- **Exercise aim**
Give every line again exactly as it appears, please, but not the pictures.
## Begin Dataset excerpt
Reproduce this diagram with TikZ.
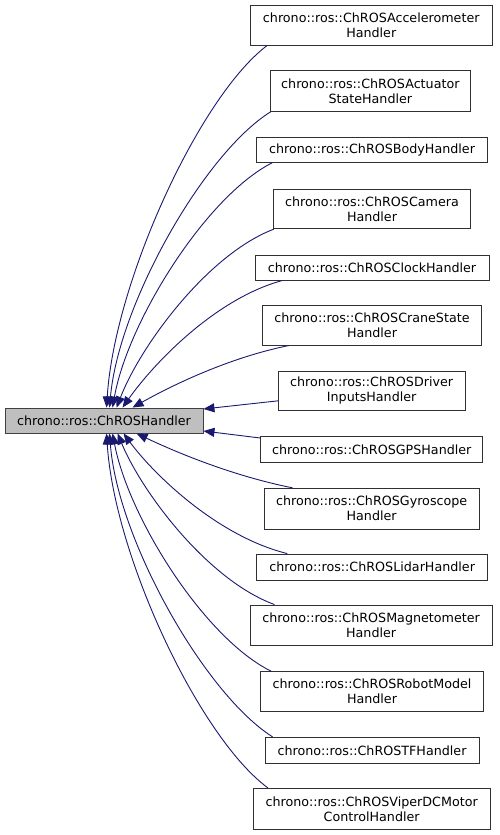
\documentclass[tikz,border=0pt]{standalone}
\usepackage{fontspec}
\setmainfont{DejaVu Sans}
\usetikzlibrary{arrows.meta}
\definecolor{edgecol}{HTML}{191970}
\definecolor{basefill}{HTML}{BFBFBF}
\definecolor{basedraw}{HTML}{404040}
\definecolor{nodedraw}{HTML}{303030}
\begin{document}
\begin{tikzpicture}[x=1pt,y=-1pt,
  cls/.style={draw=nodedraw, fill=white, line width=0.9pt, inner sep=0pt, align=center,
    font=\fontsize{12.7}{15}\selectfont},
  basecls/.style={cls, fill=basefill, draw=basedraw},
  edge/.style={draw=edgecol, line width=0.9pt, -{Triangle[length=11pt,width=9pt]}}]
\useasboundingbox (0,0) rectangle (499,835);

\node[basecls, minimum width=198pt, minimum height=25pt] (base) at (104,420.5) {chrono::ros::ChROSHandler};

\node[cls, minimum width=242.5pt, minimum height=40.5pt] (acc) at (371.25,25.25) {chrono::ros::ChROSAccelerometer\\Handler};
\node[cls, minimum width=199.3pt, minimum height=40.3pt] (act) at (370.35,90.85) {chrono::ros::ChROSActuator\\StateHandler};
\node[cls, minimum width=230.6pt, minimum height=25pt] (body) at (372,149.8) {chrono::ros::ChROSBodyHandler};
\node[cls, minimum width=197.4pt, minimum height=39.7pt] (cam) at (372,208.85) {chrono::ros::ChROSCamera\\Handler};
\node[cls, minimum width=234pt, minimum height=25pt] (clock) at (372,267.5) {chrono::ros::ChROSClockHandler};
\node[cls, minimum width=218.6pt, minimum height=40pt] (crane) at (372,325) {chrono::ros::ChROSCraneState\\Handler};
\node[cls, minimum width=186.7pt, minimum height=39.7pt] (driver) at (371.65,390.85) {chrono::ros::ChROSDriver\\InputsHandler};
\node[cls, minimum width=222pt, minimum height=26pt] (gps) at (371.7,449.7) {chrono::ros::ChROSGPSHandler};
\node[cls, minimum width=215.3pt, minimum height=40.7pt] (gyro) at (371.65,508.65) {chrono::ros::ChROSGyroscope\\Handler};
\node[cls, minimum width=231pt, minimum height=26pt] (lidar) at (372.2,567) {chrono::ros::ChROSLidarHandler};
\node[cls, minimum width=242.3pt, minimum height=40pt] (mag) at (371.15,625) {chrono::ros::ChROSMagnetometer\\Handler};
\node[cls, minimum width=222.6pt, minimum height=39.3pt] (robot) at (372,691.35) {chrono::ros::ChROSRobotModel\\Handler};
\node[cls, minimum width=214pt, minimum height=26pt] (tf) at (372,750.3) {chrono::ros::ChROSTFHandler};
\node[cls, minimum width=236.7pt, minimum height=41pt] (viper) at (371.65,808.8) {chrono::ros::ChROSViperDCMotor\\ControlHandler};

\draw[edge] ([xshift=17pt]acc.south west) .. controls +(-67,51) and +(8,-126) .. ([xshift=102pt]base.north west);
\draw[edge] ([xshift=1pt]act.south west) .. controls +(-67,41) and +(9,-103) .. ([xshift=105pt]base.north west);
\draw[edge] ([xshift=16pt]body.south west) .. controls +(-67,34) and +(15,-85) .. ([xshift=108pt]base.north west);
\draw[edge] ([xshift=1pt]cam.south west) .. controls +(-66,25) and +(24,-62) .. ([xshift=112pt]base.north west);
\draw[edge] ([xshift=28pt]clock.south west) .. controls +(-67,18) and +(31,-44) .. ([xshift=118pt]base.north west);
\draw[edge] ([xshift=27pt]crane.south west) .. controls +(-60,12) and +(39,-22) .. ([xshift=128pt]base.north west);
\draw[edge] ([yshift=-10pt]driver.west) -- ([yshift=11.5pt]base.east);
\draw[edge] ([yshift=11.7pt]gps.west) -- ([yshift=-10.5pt]base.east);
\draw[edge] ([xshift=29pt]gyro.north west) .. controls +(-60,-12) and +(40,19) .. ([xshift=132pt]base.south west);
\draw[edge] ([xshift=31pt]lidar.north west) .. controls +(-69,-17) and +(31,42) .. ([xshift=119pt]base.south west);
\draw[edge] ([xshift=25pt]mag.north west) .. controls +(-66,-24) and +(25,60) .. ([xshift=113pt]base.south west);
\draw[edge] ([xshift=11pt]robot.north west) .. controls +(-67,-33) and +(16,84) .. ([xshift=108pt]base.south west);
\draw[edge] ([xshift=8pt]tf.north west) .. controls +(-68,-43) and +(8,106) .. ([xshift=105pt]base.south west);
\draw[edge] ([xshift=15pt]viper.north west) .. controls +(-68,-50) and +(8,124) .. ([xshift=102pt]base.south west);
\end{tikzpicture}
\end{document}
## End Dataset excerpt
- **Finished exercise**
Reproduce this diagram with TikZ.
\documentclass[tikz,border=0pt]{standalone}
\usepackage{fontspec}
\setmainfont{DejaVu Sans}
\usetikzlibrary{arrows.meta}
\definecolor{edgecol}{HTML}{191970}
\definecolor{basefill}{HTML}{BFBFBF}
\definecolor{basedraw}{HTML}{404040}
\definecolor{nodedraw}{HTML}{303030}
\begin{document}
\begin{tikzpicture}[x=1pt,y=-1pt,
  cls/.style={draw=nodedraw, fill=white, line width=0.9pt, inner sep=0pt, align=center,
    font=\fontsize{12.7}{15}\selectfont},
  basecls/.style={cls, fill=basefill, draw=basedraw},
  edge/.style={draw=edgecol, line width=0.9pt, -{Triangle[length=11pt,width=9pt]}}]
\useasboundingbox (0,0) rectangle (499,835);

\node[basecls, minimum width=198pt, minimum height=25pt] (base) at (104,420.5) {chrono::ros::ChROSHandler};

\node[cls, minimum width=242.5pt, minimum height=40.5pt] (acc) at (371.25,25.25) {chrono::ros::ChROSAccelerometer\\Handler};
\node[cls, minimum width=199.3pt, minimum height=40.3pt] (act) at (370.35,90.85) {chrono::ros::ChROSActuator\\StateHandler};
\node[cls, minimum width=230.6pt, minimum height=25pt] (body) at (372,149.8) {chrono::ros::ChROSBodyHandler};
\node[cls, minimum width=197.4pt, minimum height=39.7pt] (cam) at (372,208.85) {chrono::ros::ChROSCamera\\Handler};
\node[cls, minimum width=234pt, minimum height=25pt] (clock) at (372,267.5) {chrono::ros::ChROSClockHandler};
\node[cls, minimum width=218.6pt, minimum height=40pt] (crane) at (372,325) {chrono::ros::ChROSCraneState\\Handler};
\node[cls, minimum width=186.7pt, minimum height=39.7pt] (driver) at (371.65,390.85) {chrono::ros::ChROSDriver\\InputsHandler};
\node[cls, minimum width=222pt, minimum height=26pt] (gps) at (371.7,449.7) {chrono::ros::ChROSGPSHandler};
\node[cls, minimum width=215.3pt, minimum height=40.7pt] (gyro) at (371.65,508.65) {chrono::ros::ChROSGyroscope\\Handler};
\node[cls, minimum width=231pt, minimum height=26pt] (lidar) at (372.2,567) {chrono::ros::ChROSLidarHandler};
\node[cls, minimum width=242.3pt, minimum height=40pt] (mag) at (371.15,625) {chrono::ros::ChROSMagnetometer\\Handler};
\node[cls, minimum width=222.6pt, minimum height=39.3pt] (robot) at (372,691.35) {chrono::ros::ChROSRobotModel\\Handler};
\node[cls, minimum width=214pt, minimum height=26pt] (tf) at (372,750.3) {chrono::ros::ChROSTFHandler};
\node[cls, minimum width=236.7pt, minimum height=41pt] (viper) at (371.65,808.8) {chrono::ros::ChROSViperDCMotor\\ControlHandler};

\draw[edge] ([xshift=17pt]acc.south west) .. controls +(-67,51) and +(8,-126) .. ([xshift=102pt]base.north west);
\draw[edge] ([xshift=1pt]act.south west) .. controls +(-67,41) and +(9,-103) .. ([xshift=105pt]base.north west);
\draw[edge] ([xshift=16pt]body.south west) .. controls +(-67,34) and +(15,-85) .. ([xshift=108pt]base.north west);
\draw[edge] ([xshift=1pt]cam.south west) .. controls +(-66,25) and +(24,-62) .. ([xshift=112pt]base.north west);
\draw[edge] ([xshift=28pt]clock.south west) .. controls +(-67,18) and +(31,-44) .. ([xshift=118pt]base.north west);
\draw[edge] ([xshift=27pt]crane.south west) .. controls +(-60,12) and +(39,-22) .. ([xshift=128pt]base.north west);
\draw[edge] ([yshift=-10pt]driver.west) -- ([yshift=11.5pt]base.east);
\draw[edge] ([yshift=11.7pt]gps.west) -- ([yshift=-10.5pt]base.east);
\draw[edge] ([xshift=29pt]gyro.north west) .. controls +(-60,-12) and +(40,19) .. ([xshift=132pt]base.south west);
\draw[edge] ([xshift=31pt]lidar.north west) .. controls +(-69,-17) and +(31,42) .. ([xshift=119pt]base.south west);
\draw[edge] ([xshift=25pt]mag.north west) .. controls +(-66,-24) and +(25,60) .. ([xshift=113pt]base.south west);
\draw[edge] ([xshift=11pt]robot.north west) .. controls +(-67,-33) and +(16,84) .. ([xshift=108pt]base.south west);
\draw[edge] ([xshift=8pt]tf.north west) .. controls +(-68,-43) and +(8,106) .. ([xshift=105pt]base.south west);
\draw[edge] ([xshift=15pt]viper.north west) .. controls +(-68,-50) and +(8,124) .. ([xshift=102pt]base.south west);
\end{tikzpicture}
\end{document}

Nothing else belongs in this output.